I have not tested the alert for RAM and CPU and node down alert yet. Can you please tell me the best possible way to achieve above mentioned requirements? We have NTA & NPM in our SW environment.

  • There are a few ways to achieve this. 

    First, it's important to understand that an alert will trigger when a predefined condition is met on specific objects such as nodes or volumes or interfaces etc. By default, there is no option through the dropdown list to 'bind' nodes, volumes, CPU and memory utilisation in one single alert. 

    One option is to use the threshold values for each object/stat (CPU, RAM, Volumes), take advantage of the Node child status participation and create an alert with a simple condition when the node is in a warning status or in a warning status or the node is down. This would of course trigger for any other reason where the node is in a warning or critical state.

    If you're comfortable with SQL/SWQL queries (SWQL is better) you can create your own trigger definition, see sample below:

    However I don't recommend any of the above methods as they are either not going to be accurate enough or won't provide any immidiate clear indication why the alert has been raised. Instead, I would challenge whether there is any specific reason to consolidate all the trigger conditions into a single alert?
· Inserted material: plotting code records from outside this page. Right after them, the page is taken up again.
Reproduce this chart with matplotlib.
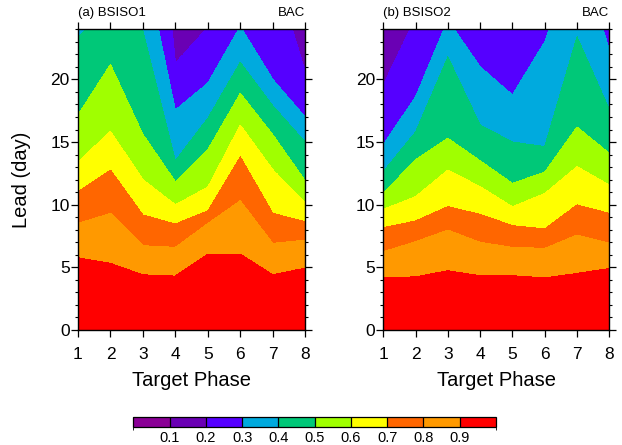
import numpy as np
import matplotlib
matplotlib.use("Agg")
import matplotlib.pyplot as plt
from matplotlib.colors import ListedColormap, BoundaryNorm

plt.rcParams['font.family'] = ['Liberation Sans', 'DejaVu Sans']

# ---------------- data ----------------
phases = [1, 2, 3, 4, 5, 6, 7, 8]
cross_levels = [0.9, 0.8, 0.7, 0.6, 0.5, 0.4, 0.3, 0.2]
# Lead day (per target phase) at which BAC falls to each level.
# Values above 24 are extrapolated crossings beyond the plotted range.

# Panel (a) BSISO1
a_09 = [5.77, 5.32, 4.41, 4.31, 6.07, 6.07, 4.41, 4.95]
a_08 = [8.51, 9.31, 6.73, 6.60, 8.50, 10.32, 6.92, 7.18]
a_07 = [11.04, 12.77, 9.18, 8.46, 9.50, 13.83, 9.31, 8.64]
a_06 = [13.40, 15.86, 12.00, 10.00, 11.40, 16.36, 12.80, 10.20]
a_05 = [17.16, 21.20, 15.60, 11.84, 14.40, 18.89, 15.60, 11.90]
a_04 = [23.40, 25.60, 23.84, 13.50, 16.90, 21.36, 17.90, 15.00]
a_03 = [32.0, 36.0, 29.9, 17.56, 19.70, 24.23, 20.00, 17.00]
a_02 = [40.0, 45.0, 46.0, 21.28, 24.14, 30.0, 29.1, 20.60]

# Panel (b) BSISO2
b_09 = [4.17, 4.25, 4.73, 4.34, 4.34, 4.17, 4.52, 4.92]
b_08 = [6.25, 7.05, 7.98, 7.00, 6.60, 6.52, 7.58, 6.92]
b_07 = [8.17, 8.70, 9.84, 9.23, 8.33, 8.06, 9.98, 9.31]
b_06 = [9.63, 10.64, 12.77, 11.44, 9.84, 10.90, 13.04, 11.57]
b_05 = [10.91, 13.60, 15.30, 13.50, 11.70, 12.60, 16.20, 14.10]
b_04 = [12.64, 15.80, 21.80, 16.36, 15.00, 14.63, 23.40, 17.60]
b_03 = [14.80, 18.60, 24.74, 21.00, 18.76, 23.00, 30.5, 22.40]
b_02 = [19.55, 24.90, 40.0, 32.0, 28.0, 35.0, 45.0, 33.0]

cbar_levels = [0.0, 0.1, 0.2, 0.3, 0.4, 0.5, 0.6, 0.7, 0.8, 0.9, 1.001]
cbar_ticks = [0.1, 0.2, 0.3, 0.4, 0.5, 0.6, 0.7, 0.8, 0.9]
colors = ['#8a0096', '#6a00b4', '#5500ff', '#00aade', '#00c878',
          '#a0ff00', '#ffff00', '#ff6600', '#ff9900', '#ff0000']

# fine grid for drawing
xg = np.linspace(1, 8, 421)
yg = np.linspace(0, 24, 481)


def build(rows):
    rows = np.array(rows)  # (nlevels, nphases)
    Z = np.zeros((len(yg), len(xg)))
    for j, x in enumerate(xg):
        days = [np.interp(x, phases, r) for r in rows]
        kd = np.array([0.0] + days + [200.0])
        kv = np.array([1.0] + cross_levels + [0.0])
        Z[:, j] = np.interp(yg, kd, kv)
    return Z


Za = build([a_09, a_08, a_07, a_06, a_05, a_04, a_03, a_02])
Zb = build([b_09, b_08, b_07, b_06, b_05, b_04, b_03, b_02])

cmap = ListedColormap(colors)
norm = BoundaryNorm(cbar_levels, cmap.N)

W, H = 622, 445
fig = plt.figure(figsize=(W / 100, H / 100), dpi=100)


def px_axes(l, t, r, b):
    return fig.add_axes([l / W, 1 - b / H, (r - l) / W, (b - t) / H])


axa = px_axes(78, 29.3, 305.2, 330)
axb = px_axes(383.3, 29.3, 609.3, 330)

for ax, Z, lab in [(axa, Za, '(a) BSISO1'), (axb, Zb, '(b) BSISO2')]:
    cf = ax.contourf(xg, yg, Z, levels=cbar_levels, cmap=cmap, norm=norm,
                     antialiased=False)
    ax.set_xlim(1, 8)
    ax.set_ylim(0, 24)
    ax.set_xticks(phases)
    ax.set_yticks([0, 5, 10, 15, 20])
    ax.set_yticks(np.arange(0, 25, 1), minor=True)
    ax.tick_params(which='major', direction='out', length=5, width=0.9,
                   top=True, right=True, labelsize=12.5)
    ax.tick_params(axis='y', which='major', pad=1)
    ax.tick_params(axis='x', which='major', pad=7)
    ax.tick_params(which='minor', direction='out', length=2.5, width=0.8,
                   right=True, left=True)
    for s in ax.spines.values():
        s.set_linewidth(1.0)
    ax.text(0.0, 1.035, lab, transform=ax.transAxes, ha='left', va='bottom',
            fontsize=9.5)
    ax.text(1.0, 1.035, 'BAC', transform=ax.transAxes, ha='right', va='bottom',
            fontsize=9.5)
    bb = ax.get_position()
    fig.text((bb.x0 + bb.x1) / 2, 1 - 381 / H, 'Target Phase', ha='center',
             va='center', fontsize=14.5)

fig.text(22 / W, 1 - 180 / H, 'Lead (day)', rotation=90, ha='center',
         va='center', fontsize=14.5)

cax = px_axes(133.3, 416.7, 496, 427.3)
cb = fig.colorbar(cf, cax=cax, orientation='horizontal', drawedges=True,
                  ticks=cbar_ticks)
cb.ax.tick_params(length=0, labelsize=10.5, pad=3)
cb.ax.set_xticklabels([f'{t:.1f}' for t in cbar_ticks])
cb.outline.set_linewidth(0.9)
cb.dividers.set_linewidth(0.9)

fig.savefig('out.png', dpi=100)
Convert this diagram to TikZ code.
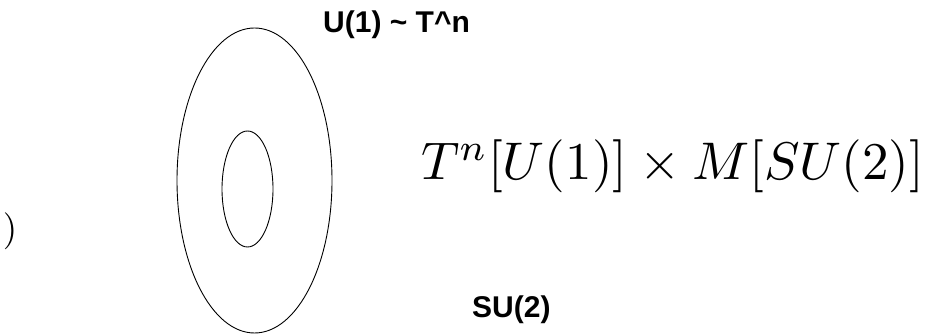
\documentclass[tikz,border=0pt]{standalone}
\usepackage{fontspec}
\newfontfamily\lsans{Liberation Sans}
\begin{document}
\begin{tikzpicture}[x=1pt,y=1pt,
  ring/.style={draw=black,line width=0.9pt},
  lbl/.style={inner sep=0pt,anchor=base west,font=\lsans\bfseries\fontsize{30}{36}\selectfont},
  mathlbl/.style={inner sep=0pt,scale=5.3,transform shape}]
\useasboundingbox (0,0) rectangle (929,334);
\draw[ring] (254.5,153.5) ellipse [x radius=77.5, y radius=152.5];
\draw[ring] (247.5,145) ellipse [x radius=25.5, y radius=58];
\node[lbl] (u1) at (323,301) {U(1) \textasciitilde{} T\textasciicircum n};
\node[lbl] (su2) at (472,16) {SU(2)};
\node[mathlbl,anchor=base west] (prod) at (420,154) {$T^n[U(1)]\times M[SU(2)]$};
\node[inner sep=0pt,scale=3.7,transform shape,anchor=base east] (cut) at (18,93) {$2\mkern3mu)$};
\end{tikzpicture}
\end{document}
As a generic principal I try to keep alerts that have to be actioned (i.e, a node is down <- needs to be investigated) and avoid informational (such as CPU is warning but not critical yet) to minimise the noise. 

    I'd suggest to create 4 alerts as per below unless there's a specific requirement:

    - CPU usage above its critical threshold for XX minutes (to avoid spikes)
    - RAM Utilization above its critical threshold for XX minutes (avoiding spikes again)
    - Node is down
    - Volume usage is above critical OR free space is below XX GBs (since percentages won't give you absolute figures and can be challenging when comparing 5% free space on a 1TB volume vs a 10GB volume)

    Antonis

  • Thanks for your time, I have created individual alerts for every requirement to avoid future mess up.

  • I think this might be the best way. Yeah, you can do whatever you want with SWQL queries, and I'm a big fan, but as a general best practice with alerts, especially if you are not really strong with SWQL, I usually recommend that people make their trigger conditions only as complex as absolutely needed. A Boolean logic engine (which is what powers our conditional logic in the Platform) is very powerful, but you can design alerts with nested groups and such that get so complex it becomes very hard to troubleshoot where your logic is going wrong if you have issues. 

    Of course, it is a fine balance. What is too simple (which commonly creates problems), and what is too complex? LOL, It's very contextual.

    In the case of alerting on different metric thresholds for different monitored entities, I would probably split those into different alerts.

    Be sure to use the Scope feature to aim those alerts at specific entities. That way, you don't have too many alerts firing on too many "things." Slight smile

  • I have to genuinely question the intent to ensure what you want.

    Are these intended for if they occur at the same time or is this a general criteria? do you want to alert on the node in question being in warning/critical?

    If the latter you could do this with a single alert (or 2 at most, one for warnings and one for critical using an alert action as a template for both) for everything except node down by having any of these criteria trigger the alert . Just have the fields output in the body and caption/cpu/memory in the subject line.

    I am a strong supporter of less created alerts not more, for reasons of organization and growth. I also recommend creating a custom property for alerts with the team name for who owns the alert, otherwise you end up in alert management messes quickly.

    as    notes, this isn't a single solution situation.